Mais, au-delà de cette recommandation circonstancielle, je me permets d’insister sur ma conviction, qu’on peut ne pas partager, que la méditation de ces fortes pages pourrait convaincre les professeurs de l’utilité philosophique d’une lecture, non pas historicisante, mais historique des concepts qu’ils ont à mettre en œuvre pour traiter les notions du programme. Elle devrait leur permettre d’éclairer le sens de ces concepts en suivant leur généalogie. Elle leur rendrait aussi un immense service en situant, afin de mieux les comprendre, dans leur contexte intellectuel les grands textes qui leur servent de référence (Idée d’une histoire universelle au point de vue cosmopolitique ; La Raison dans l’histoire, etc.). Ainsi, comme on peut l’apprendre en lisant le travail de Reinhart KOSELLEC, si maints passages très connus de Kant sur l’histoire perdent un peu de l’originalité qu’on leur prête spontanément, par ignorance du contexte, ils gagnent en revanche beaucoup en intelligibilité. Enfin, peut-être, que cette lecture les conduira à reconsidérer une conception traditionnelle et substantialiste de la philosophie. Je fais partie de ceux qui pensent que l’autonomie de la pensée philosophique, qu’il faut revendiquer, n’implique pas nécessairement une représentation de la philosophie, et de son histoire, comme une sphère close sur elle-même et autoréférentielle.

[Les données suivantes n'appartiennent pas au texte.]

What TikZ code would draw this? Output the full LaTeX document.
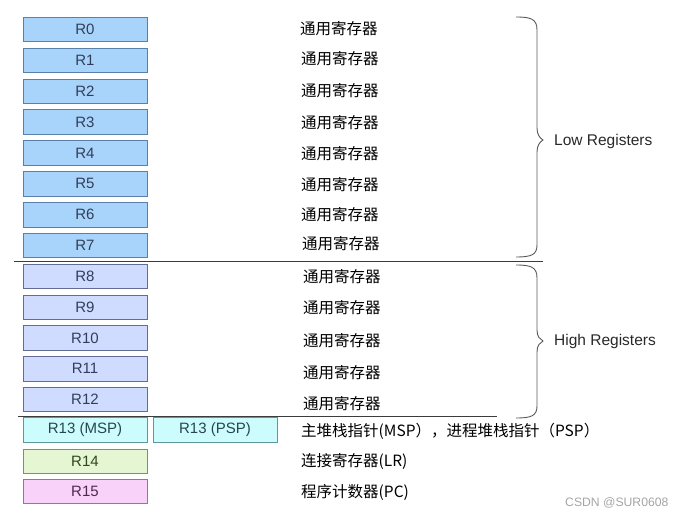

Annexe 1 : table des matières du recueil L’expérience de l’histoire.

  1. Le concept d’histoire
  2. Histoire sociale et histoire des concepts
  3. Structures fédérales de l’histoire allemande
  4. Les monuments aux morts, lieux de fondation de l’identité des survivants
  5. Histoire, droit et justice
  6. Théorie de l’histoire et herméneutique
  7. Mutation de l’expérience et changement de méthode. Esquisse historico-anthropologique.

N.B. : l’article 6 est une reprise de l’allocution prononcée à l’occasion du 85ème anniversaire de Hans-Georg GADAMER , le 12 février 1985.

Annexe 2 : petite bibliographie des ouvrages de R. KOSELLEC disponibles en langue française.

Le Règne de la Critique ; Paris, Minuit, 1979.

Le Futur passé. Contribution à la sémantique des temps historiques ; Paris, éditions de l’HESS, 1990.